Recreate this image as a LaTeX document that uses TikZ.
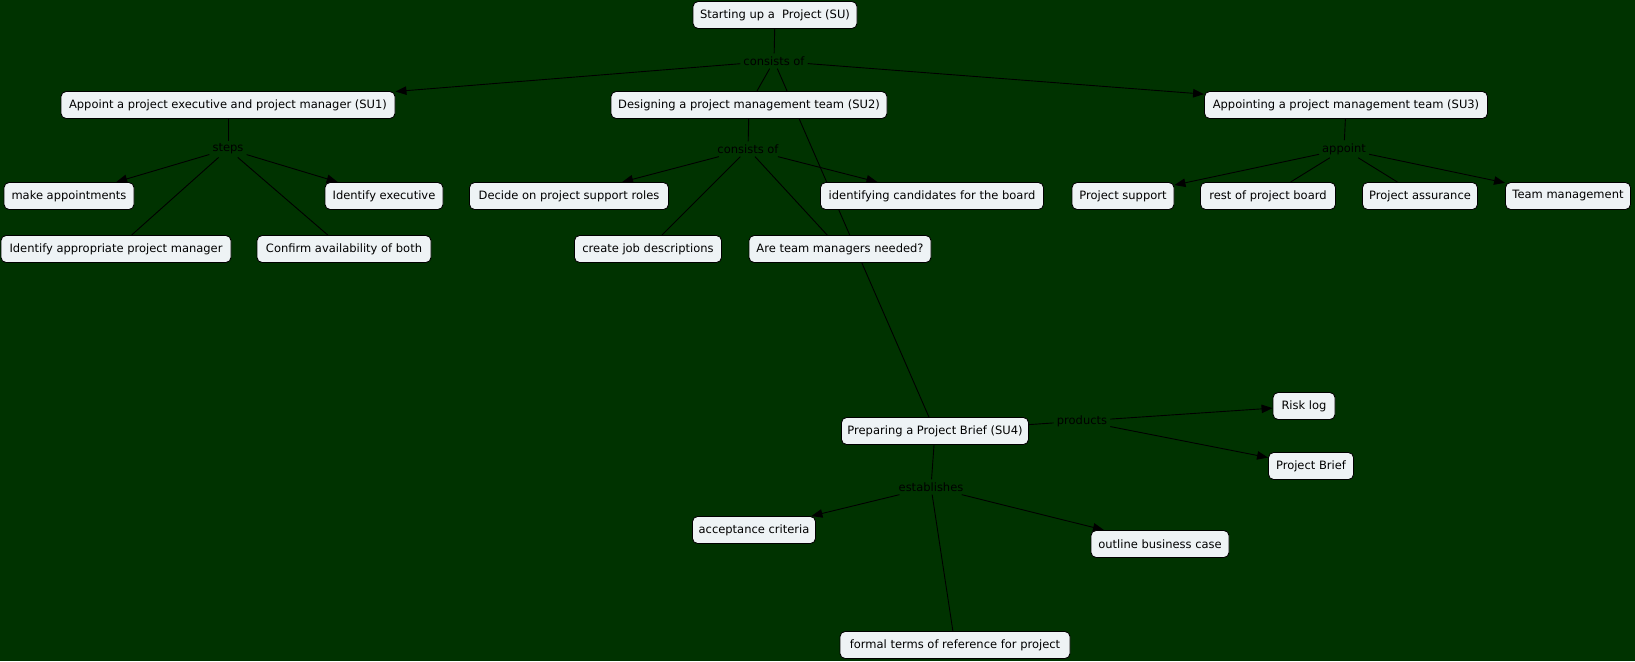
\documentclass[tikz,border=0pt]{standalone}
\usepackage{fontspec}
\setmainfont{DejaVu Sans}
\usetikzlibrary{arrows.meta}
\definecolor{bgreen}{RGB}{0,51,0}
\definecolor{boxfill}{RGB}{238,243,245}
\pgfdeclarelayer{bg}
\pgfdeclarelayer{edges}
\pgfsetlayers{bg,edges,main}
\begin{document}
\begin{tikzpicture}[x=1pt,y=-1pt,
  concept/.style={draw=black, line width=0.9pt, fill=boxfill, rounded corners=5pt,
    minimum height=27pt, inner xsep=3pt, inner ysep=2pt, font=\fontsize{11.5}{13}\selectfont},
  link/.style={text=black, inner xsep=3pt, inner ysep=3pt, font=\fontsize{11.5}{13}\selectfont},
  conn/.style={draw=black, line width=0.9pt},
  arr/.style={conn, -{Triangle[length=11pt,width=8.5pt]}}]
\useasboundingbox (0,0) rectangle (1635,661);
\begin{pgfonlayer}{bg}
\fill[bgreen] (0,0) rectangle (1635,661);
\end{pgfonlayer}

% concepts
\node[concept, minimum width=164pt] (su) at (775,15) {Starting up a~ Project (SU)};
\node[concept, minimum width=334pt] (su1) at (228,105) {Appoint a project executive and project manager (SU1)};
\node[concept, minimum width=276pt] (su2) at (749,105) {Designing a project management team (SU2)};
\node[concept, minimum width=283pt] (su3) at (1346,105) {Appointing a project management team (SU3)};

\node[concept, minimum width=130pt] (ma) at (69,196) {make appointments};
\node[concept, minimum width=118pt] (ie) at (384,196) {Identify executive};
\node[concept, minimum width=230pt] (iapm) at (116,249) {Identify appropriate project manager};
\node[concept, minimum width=174pt] (cab) at (344,249) {Confirm availability of both};

\node[concept, minimum width=199pt] (dps) at (569,196) {Decide on project support roles};
\node[concept, minimum width=223pt] (icb) at (932,196) {identifying candidates for the board};
\node[concept, minimum width=147pt] (cjd) at (648,249) {create job descriptions};
\node[concept, minimum width=182pt] (atm) at (840,249) {Are team managers needed?};

\node[concept, minimum width=102pt] (ps) at (1123,196) {Project support};
\node[concept, minimum width=135pt] (rpb) at (1268,196) {rest of project board};
\node[concept, minimum width=115pt] (pa) at (1420,196) {Project assurance};
\node[concept, minimum width=125pt] (tm) at (1568,196) {Team management};

\node[concept, minimum width=187pt] (su4) at (935,431) {Preparing a Project Brief (SU4)};
\node[concept, minimum width=62pt] (rl) at (1304,406) {Risk log};
\node[concept, minimum width=85pt] (pb) at (1311,466) {Project Brief};
\node[concept, minimum width=123pt] (ac) at (754,530) {acceptance criteria};
\node[concept, minimum width=138pt] (obc) at (1160,544) {outline business case};
\node[concept, minimum width=230pt] (ftr) at (955,645) {formal terms of reference for project};

% linking phrases
\node[link] (c1) at (774,61) {consists of};
\node[link] (steps) at (228,149) {steps};
\node[link] (c2) at (748,149) {consists of};
\node[link] (ap) at (1344,149) {appoint};
\node[link] (prod) at (1082,421) {products};
\node[link] (est) at (931,487) {establishes};

\begin{pgfonlayer}{edges}
\draw[conn] (su) -- (c1);
\draw[arr] (c1) -- (su1);
\draw[conn] (c1) -- (su2);
\draw[arr] (c1) -- (su3);
\draw[conn] (c1) -- (su4);

\draw[conn] (su1) -- (steps);
\draw[arr] (steps) -- (ma);
\draw[arr] (steps) -- (ie);
\draw[conn] (steps) -- (iapm);
\draw[conn] (steps) -- (cab);

\draw[conn] (su2) -- (c2);
\draw[arr] (c2) -- (dps);
\draw[arr] (c2) -- (icb);
\draw[conn] (c2) -- (cjd);
\draw[conn] (c2) -- (atm);

\draw[conn] (su3) -- (ap);
\draw[arr] (ap) -- (ps);
\draw[arr] (ap) -- (tm);
\draw[conn] (ap) -- (rpb);
\draw[conn] (ap) -- (pa);

\draw[conn] (su4) -- (prod);
\draw[arr] (prod) -- (rl);
\draw[arr] (prod) -- (pb);

\draw[conn] (su4) -- (est);
\draw[arr] (est) -- (ac);
\draw[arr] (est) -- (obc);
\draw[conn] (est) -- (ftr);
\end{pgfonlayer}
\end{tikzpicture}
\end{document}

WHAT THE EXERCISE ASKS >> Write out, word for word, the lines from the start of the data through the one holding "minimum width=283pt] (su3)". Omit pictures.

SOLUTION FOR THIS TASK >>
Recreate this image as a LaTeX document that uses TikZ.
\documentclass[tikz,border=0pt]{standalone}
\usepackage{fontspec}
\setmainfont{DejaVu Sans}
\usetikzlibrary{arrows.meta}
\definecolor{bgreen}{RGB}{0,51,0}
\definecolor{boxfill}{RGB}{238,243,245}
\pgfdeclarelayer{bg}
\pgfdeclarelayer{edges}
\pgfsetlayers{bg,edges,main}
\begin{document}
\begin{tikzpicture}[x=1pt,y=-1pt,
  concept/.style={draw=black, line width=0.9pt, fill=boxfill, rounded corners=5pt,
    minimum height=27pt, inner xsep=3pt, inner ysep=2pt, font=\fontsize{11.5}{13}\selectfont},
  link/.style={text=black, inner xsep=3pt, inner ysep=3pt, font=\fontsize{11.5}{13}\selectfont},
  conn/.style={draw=black, line width=0.9pt},
  arr/.style={conn, -{Triangle[length=11pt,width=8.5pt]}}]
\useasboundingbox (0,0) rectangle (1635,661);
\begin{pgfonlayer}{bg}
\fill[bgreen] (0,0) rectangle (1635,661);
\end{pgfonlayer}

% concepts
\node[concept, minimum width=164pt] (su) at (775,15) {Starting up a~ Project (SU)};
\node[concept, minimum width=334pt] (su1) at (228,105) {Appoint a project executive and project manager (SU1)};
\node[concept, minimum width=276pt] (su2) at (749,105) {Designing a project management team (SU2)};
\node[concept, minimum width=283pt] (su3) at (1346,105) {Appointing a project management team (SU3)};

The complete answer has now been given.